What is required: The listing below holds pictures; exclude them. Return exactly the lines from the one with "Clone this chart" through the one with "const black = mk(blackV, blackI);".

Given entries:
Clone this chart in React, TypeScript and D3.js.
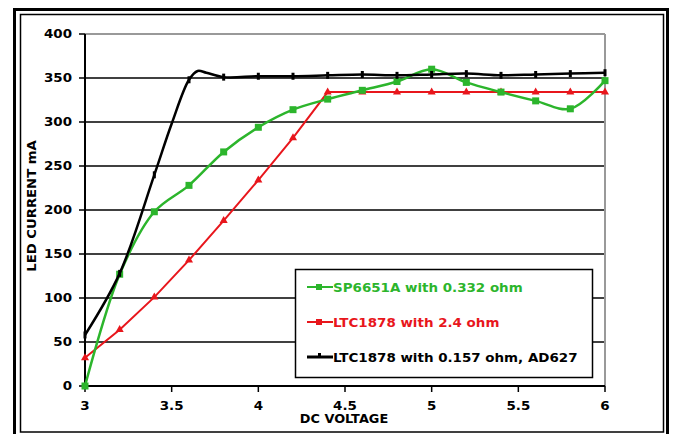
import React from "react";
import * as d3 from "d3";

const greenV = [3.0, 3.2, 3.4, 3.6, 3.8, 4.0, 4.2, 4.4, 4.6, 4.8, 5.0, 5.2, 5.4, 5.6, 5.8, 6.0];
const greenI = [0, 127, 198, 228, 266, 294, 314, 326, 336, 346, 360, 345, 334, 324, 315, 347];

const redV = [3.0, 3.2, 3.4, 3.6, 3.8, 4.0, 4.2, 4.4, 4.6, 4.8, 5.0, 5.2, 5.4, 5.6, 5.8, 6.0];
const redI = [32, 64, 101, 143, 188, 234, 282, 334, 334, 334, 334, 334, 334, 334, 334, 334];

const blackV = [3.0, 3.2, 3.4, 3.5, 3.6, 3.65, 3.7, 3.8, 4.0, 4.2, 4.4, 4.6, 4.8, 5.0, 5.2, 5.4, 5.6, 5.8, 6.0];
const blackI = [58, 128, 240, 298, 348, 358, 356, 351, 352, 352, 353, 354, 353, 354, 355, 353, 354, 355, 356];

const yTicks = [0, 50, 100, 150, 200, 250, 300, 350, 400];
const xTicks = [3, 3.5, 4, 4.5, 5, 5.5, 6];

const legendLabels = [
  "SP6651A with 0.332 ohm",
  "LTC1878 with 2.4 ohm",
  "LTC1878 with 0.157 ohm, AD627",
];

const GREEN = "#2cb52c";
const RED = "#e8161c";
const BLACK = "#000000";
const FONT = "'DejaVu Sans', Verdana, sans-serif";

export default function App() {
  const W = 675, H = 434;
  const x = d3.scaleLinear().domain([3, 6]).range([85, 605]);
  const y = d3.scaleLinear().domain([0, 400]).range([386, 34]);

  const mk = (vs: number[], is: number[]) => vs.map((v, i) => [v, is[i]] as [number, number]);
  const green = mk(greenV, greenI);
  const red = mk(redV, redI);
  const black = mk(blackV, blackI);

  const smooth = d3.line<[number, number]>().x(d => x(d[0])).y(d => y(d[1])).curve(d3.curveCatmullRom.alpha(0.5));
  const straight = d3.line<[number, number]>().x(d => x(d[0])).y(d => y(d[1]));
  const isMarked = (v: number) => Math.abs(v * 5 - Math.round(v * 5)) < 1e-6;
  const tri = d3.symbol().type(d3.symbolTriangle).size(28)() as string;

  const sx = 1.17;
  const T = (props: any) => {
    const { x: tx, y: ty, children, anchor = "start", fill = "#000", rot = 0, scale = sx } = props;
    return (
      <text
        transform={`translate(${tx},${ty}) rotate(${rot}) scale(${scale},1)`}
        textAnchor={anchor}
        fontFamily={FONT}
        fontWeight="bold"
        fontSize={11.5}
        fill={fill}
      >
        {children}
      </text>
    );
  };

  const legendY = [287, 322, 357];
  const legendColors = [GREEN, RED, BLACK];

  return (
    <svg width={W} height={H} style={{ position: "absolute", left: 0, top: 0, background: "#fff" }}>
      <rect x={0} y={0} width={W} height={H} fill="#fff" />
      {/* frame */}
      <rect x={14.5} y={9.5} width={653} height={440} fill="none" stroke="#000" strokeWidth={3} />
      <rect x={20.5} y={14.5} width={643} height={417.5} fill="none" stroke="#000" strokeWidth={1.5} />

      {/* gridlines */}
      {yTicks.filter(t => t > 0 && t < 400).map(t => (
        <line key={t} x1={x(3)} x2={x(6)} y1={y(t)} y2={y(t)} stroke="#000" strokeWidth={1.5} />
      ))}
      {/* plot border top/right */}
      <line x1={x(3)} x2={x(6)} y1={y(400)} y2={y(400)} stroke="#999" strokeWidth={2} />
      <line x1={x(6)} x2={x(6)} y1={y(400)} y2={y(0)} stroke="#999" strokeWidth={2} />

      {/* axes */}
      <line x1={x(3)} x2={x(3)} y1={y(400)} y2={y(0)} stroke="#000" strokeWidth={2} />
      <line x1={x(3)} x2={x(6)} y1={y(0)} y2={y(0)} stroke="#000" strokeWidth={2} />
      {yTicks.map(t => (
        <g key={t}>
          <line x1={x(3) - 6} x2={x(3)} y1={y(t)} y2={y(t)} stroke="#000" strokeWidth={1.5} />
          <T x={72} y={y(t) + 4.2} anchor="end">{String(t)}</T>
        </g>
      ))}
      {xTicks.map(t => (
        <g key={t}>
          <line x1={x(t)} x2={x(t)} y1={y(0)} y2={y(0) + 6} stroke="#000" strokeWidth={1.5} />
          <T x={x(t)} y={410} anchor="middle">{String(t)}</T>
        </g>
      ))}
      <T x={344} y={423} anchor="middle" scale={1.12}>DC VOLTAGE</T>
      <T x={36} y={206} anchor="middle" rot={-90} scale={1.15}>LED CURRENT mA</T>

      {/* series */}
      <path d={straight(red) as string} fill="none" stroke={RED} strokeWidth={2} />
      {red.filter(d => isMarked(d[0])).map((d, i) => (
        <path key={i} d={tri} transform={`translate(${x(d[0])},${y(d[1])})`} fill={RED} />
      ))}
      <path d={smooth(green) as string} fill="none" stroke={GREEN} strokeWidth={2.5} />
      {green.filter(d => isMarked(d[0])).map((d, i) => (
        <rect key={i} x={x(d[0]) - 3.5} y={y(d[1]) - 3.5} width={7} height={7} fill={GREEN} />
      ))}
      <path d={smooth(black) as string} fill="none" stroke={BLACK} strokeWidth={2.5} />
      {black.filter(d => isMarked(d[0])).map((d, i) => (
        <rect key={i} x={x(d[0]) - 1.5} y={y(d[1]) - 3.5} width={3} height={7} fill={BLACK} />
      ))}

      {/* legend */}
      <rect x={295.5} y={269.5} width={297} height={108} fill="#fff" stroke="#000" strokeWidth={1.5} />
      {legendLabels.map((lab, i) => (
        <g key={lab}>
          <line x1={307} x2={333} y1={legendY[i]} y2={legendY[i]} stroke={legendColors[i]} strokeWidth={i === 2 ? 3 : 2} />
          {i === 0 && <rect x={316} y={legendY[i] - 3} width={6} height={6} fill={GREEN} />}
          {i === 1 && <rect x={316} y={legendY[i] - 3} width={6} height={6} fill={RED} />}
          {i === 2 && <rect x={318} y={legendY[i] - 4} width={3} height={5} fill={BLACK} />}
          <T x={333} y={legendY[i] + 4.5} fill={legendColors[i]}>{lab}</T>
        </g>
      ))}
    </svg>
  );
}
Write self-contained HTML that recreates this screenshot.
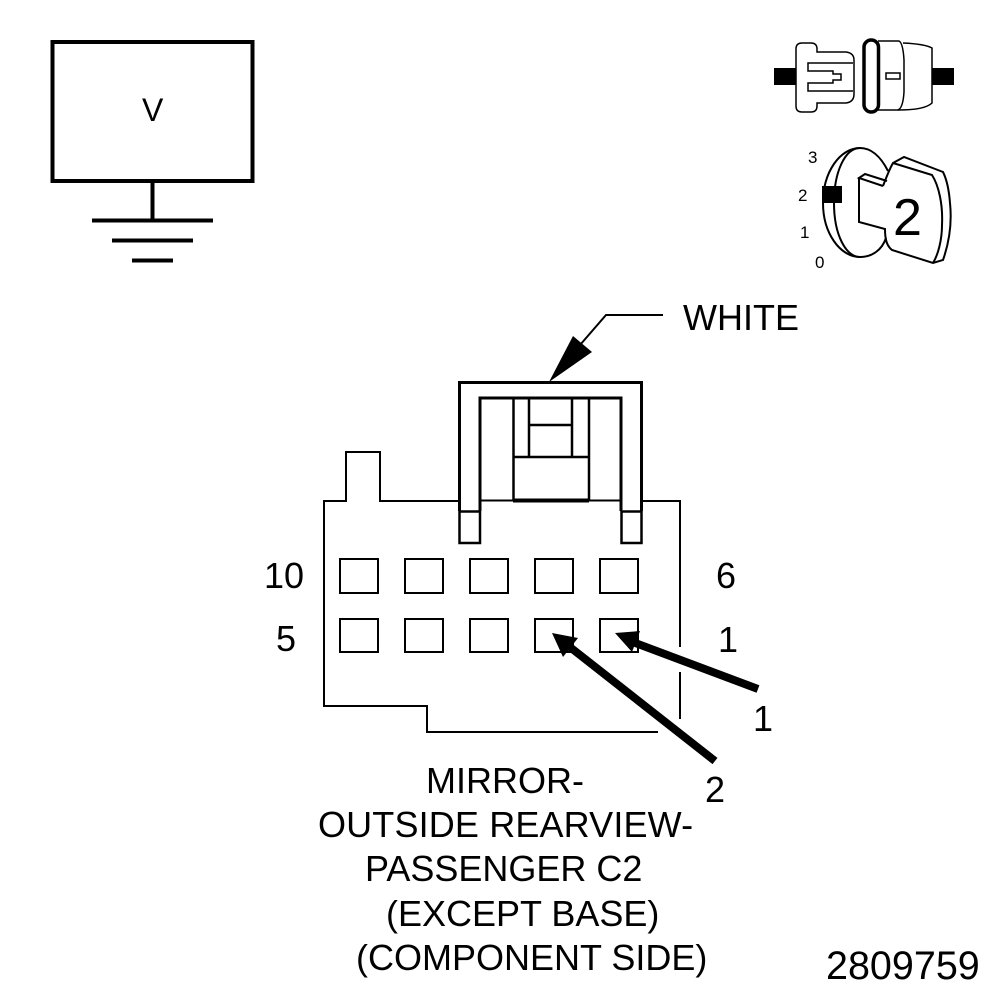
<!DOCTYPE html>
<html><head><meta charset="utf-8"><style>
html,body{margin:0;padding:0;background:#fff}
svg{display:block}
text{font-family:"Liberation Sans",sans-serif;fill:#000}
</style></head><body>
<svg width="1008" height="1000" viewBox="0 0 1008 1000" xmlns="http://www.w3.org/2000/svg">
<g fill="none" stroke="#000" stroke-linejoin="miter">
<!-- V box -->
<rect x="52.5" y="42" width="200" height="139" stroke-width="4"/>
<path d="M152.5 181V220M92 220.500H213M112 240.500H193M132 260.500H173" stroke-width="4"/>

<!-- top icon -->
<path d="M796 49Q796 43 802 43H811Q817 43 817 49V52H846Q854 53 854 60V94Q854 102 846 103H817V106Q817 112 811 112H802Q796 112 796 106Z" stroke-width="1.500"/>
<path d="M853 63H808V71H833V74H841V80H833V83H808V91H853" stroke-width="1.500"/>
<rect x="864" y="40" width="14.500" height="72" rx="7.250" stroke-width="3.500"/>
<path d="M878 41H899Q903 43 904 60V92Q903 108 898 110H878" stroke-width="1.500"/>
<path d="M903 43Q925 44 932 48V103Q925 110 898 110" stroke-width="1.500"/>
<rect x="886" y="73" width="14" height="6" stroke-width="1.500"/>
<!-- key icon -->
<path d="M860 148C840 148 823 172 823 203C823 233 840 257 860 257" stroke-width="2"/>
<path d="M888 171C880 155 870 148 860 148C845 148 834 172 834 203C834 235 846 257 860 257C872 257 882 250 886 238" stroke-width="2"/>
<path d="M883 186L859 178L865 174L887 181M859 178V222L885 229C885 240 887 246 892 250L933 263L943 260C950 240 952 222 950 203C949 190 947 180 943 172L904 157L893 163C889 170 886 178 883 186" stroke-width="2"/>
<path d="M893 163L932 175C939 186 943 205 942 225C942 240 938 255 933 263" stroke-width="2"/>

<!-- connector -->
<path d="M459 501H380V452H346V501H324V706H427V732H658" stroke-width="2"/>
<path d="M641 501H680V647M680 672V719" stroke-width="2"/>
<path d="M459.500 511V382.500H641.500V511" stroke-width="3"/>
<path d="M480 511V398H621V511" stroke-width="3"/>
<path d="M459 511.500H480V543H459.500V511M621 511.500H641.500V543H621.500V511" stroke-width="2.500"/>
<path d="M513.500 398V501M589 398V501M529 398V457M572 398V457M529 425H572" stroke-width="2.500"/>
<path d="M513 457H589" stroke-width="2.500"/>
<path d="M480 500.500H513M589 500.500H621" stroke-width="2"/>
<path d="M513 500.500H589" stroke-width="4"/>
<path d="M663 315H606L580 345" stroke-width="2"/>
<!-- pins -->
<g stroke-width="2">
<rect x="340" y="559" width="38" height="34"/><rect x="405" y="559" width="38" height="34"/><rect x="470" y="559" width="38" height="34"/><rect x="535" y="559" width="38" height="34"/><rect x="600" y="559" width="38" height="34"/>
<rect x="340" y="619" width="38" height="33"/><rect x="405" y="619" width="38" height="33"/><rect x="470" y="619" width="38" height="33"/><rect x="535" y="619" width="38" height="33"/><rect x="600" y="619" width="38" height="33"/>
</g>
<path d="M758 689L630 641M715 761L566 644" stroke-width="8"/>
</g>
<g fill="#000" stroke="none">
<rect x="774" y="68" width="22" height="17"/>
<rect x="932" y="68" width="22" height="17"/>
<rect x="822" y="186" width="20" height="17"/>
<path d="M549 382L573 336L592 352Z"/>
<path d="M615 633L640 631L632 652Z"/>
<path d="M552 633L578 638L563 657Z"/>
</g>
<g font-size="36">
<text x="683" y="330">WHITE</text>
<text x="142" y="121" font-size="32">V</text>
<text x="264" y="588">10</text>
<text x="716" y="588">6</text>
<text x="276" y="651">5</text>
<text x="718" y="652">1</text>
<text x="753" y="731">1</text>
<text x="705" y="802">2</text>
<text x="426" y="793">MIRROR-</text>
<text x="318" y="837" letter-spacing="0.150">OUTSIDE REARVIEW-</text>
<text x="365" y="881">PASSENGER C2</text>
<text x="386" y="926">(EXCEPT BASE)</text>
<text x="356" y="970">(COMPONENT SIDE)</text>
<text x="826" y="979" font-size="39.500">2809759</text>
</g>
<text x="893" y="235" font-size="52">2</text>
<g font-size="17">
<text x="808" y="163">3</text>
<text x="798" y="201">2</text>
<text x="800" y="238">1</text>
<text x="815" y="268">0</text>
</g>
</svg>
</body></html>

==

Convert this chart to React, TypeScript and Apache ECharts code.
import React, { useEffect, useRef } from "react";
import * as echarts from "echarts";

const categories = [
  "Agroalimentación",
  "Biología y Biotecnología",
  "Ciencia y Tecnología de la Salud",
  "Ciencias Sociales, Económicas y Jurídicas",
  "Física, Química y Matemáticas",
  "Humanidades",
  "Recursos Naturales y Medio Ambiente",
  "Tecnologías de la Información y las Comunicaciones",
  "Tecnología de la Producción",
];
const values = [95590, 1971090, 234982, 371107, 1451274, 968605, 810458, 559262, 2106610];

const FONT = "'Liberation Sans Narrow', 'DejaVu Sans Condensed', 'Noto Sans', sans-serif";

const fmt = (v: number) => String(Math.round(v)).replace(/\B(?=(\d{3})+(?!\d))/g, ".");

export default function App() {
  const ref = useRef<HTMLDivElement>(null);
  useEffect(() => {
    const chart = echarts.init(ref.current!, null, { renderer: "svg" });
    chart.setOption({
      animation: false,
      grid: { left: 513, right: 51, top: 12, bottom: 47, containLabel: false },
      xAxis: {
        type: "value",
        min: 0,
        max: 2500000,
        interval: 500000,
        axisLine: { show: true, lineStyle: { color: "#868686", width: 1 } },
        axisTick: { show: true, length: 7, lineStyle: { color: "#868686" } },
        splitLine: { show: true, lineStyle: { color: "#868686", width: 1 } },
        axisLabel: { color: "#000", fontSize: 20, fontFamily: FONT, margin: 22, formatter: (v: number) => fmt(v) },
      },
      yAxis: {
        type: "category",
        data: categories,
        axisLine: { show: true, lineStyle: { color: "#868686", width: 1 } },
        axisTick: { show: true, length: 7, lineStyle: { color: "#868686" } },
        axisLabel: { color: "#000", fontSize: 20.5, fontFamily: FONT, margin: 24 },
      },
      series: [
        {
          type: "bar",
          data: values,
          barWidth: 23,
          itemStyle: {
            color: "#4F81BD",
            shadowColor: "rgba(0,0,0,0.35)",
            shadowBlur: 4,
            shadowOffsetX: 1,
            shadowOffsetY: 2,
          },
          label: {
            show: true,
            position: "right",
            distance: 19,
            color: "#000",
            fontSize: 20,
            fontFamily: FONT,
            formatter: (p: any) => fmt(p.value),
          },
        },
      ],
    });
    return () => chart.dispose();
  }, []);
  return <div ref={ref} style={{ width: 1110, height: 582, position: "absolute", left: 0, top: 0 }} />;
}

* * *

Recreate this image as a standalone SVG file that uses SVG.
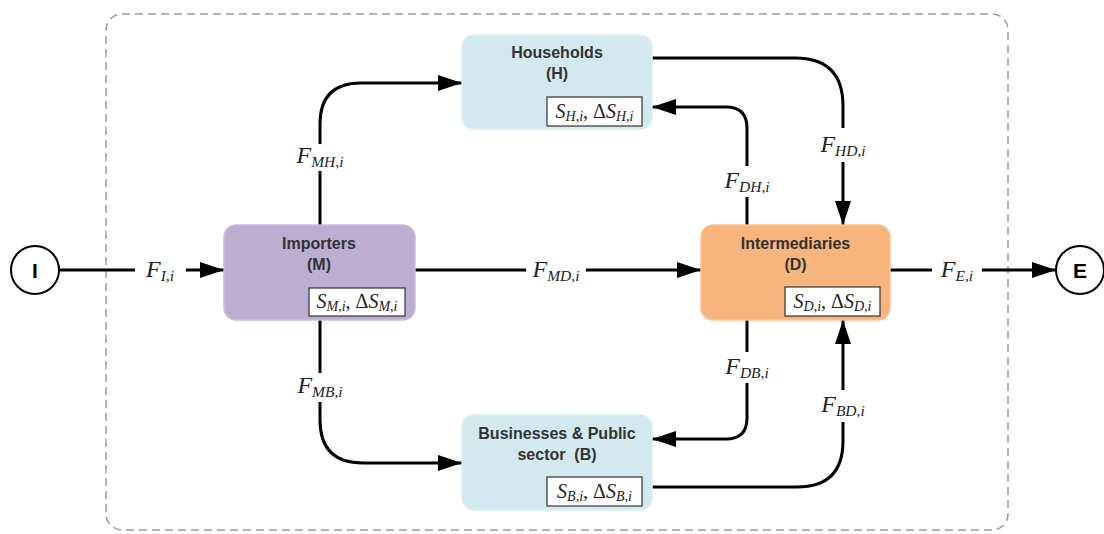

The result:
Clone this chart in React, TypeScript and D3.js.
import React from "react";
import * as d3 from "d3";

const greenV = [3.0, 3.2, 3.4, 3.6, 3.8, 4.0, 4.2, 4.4, 4.6, 4.8, 5.0, 5.2, 5.4, 5.6, 5.8, 6.0];
const greenI = [0, 127, 198, 228, 266, 294, 314, 326, 336, 346, 360, 345, 334, 324, 315, 347];

const redV = [3.0, 3.2, 3.4, 3.6, 3.8, 4.0, 4.2, 4.4, 4.6, 4.8, 5.0, 5.2, 5.4, 5.6, 5.8, 6.0];
const redI = [32, 64, 101, 143, 188, 234, 282, 334, 334, 334, 334, 334, 334, 334, 334, 334];

const blackV = [3.0, 3.2, 3.4, 3.5, 3.6, 3.65, 3.7, 3.8, 4.0, 4.2, 4.4, 4.6, 4.8, 5.0, 5.2, 5.4, 5.6, 5.8, 6.0];
const blackI = [58, 128, 240, 298, 348, 358, 356, 351, 352, 352, 353, 354, 353, 354, 355, 353, 354, 355, 356];

const yTicks = [0, 50, 100, 150, 200, 250, 300, 350, 400];
const xTicks = [3, 3.5, 4, 4.5, 5, 5.5, 6];

const legendLabels = [
  "SP6651A with 0.332 ohm",
  "LTC1878 with 2.4 ohm",
  "LTC1878 with 0.157 ohm, AD627",
];

const GREEN = "#2cb52c";
const RED = "#e8161c";
const BLACK = "#000000";
const FONT = "'DejaVu Sans', Verdana, sans-serif";

export default function App() {
  const W = 675, H = 434;
  const x = d3.scaleLinear().domain([3, 6]).range([85, 605]);
  const y = d3.scaleLinear().domain([0, 400]).range([386, 34]);

  const mk = (vs: number[], is: number[]) => vs.map((v, i) => [v, is[i]] as [number, number]);
  const green = mk(greenV, greenI);
  const red = mk(redV, redI);
  const black = mk(blackV, blackI);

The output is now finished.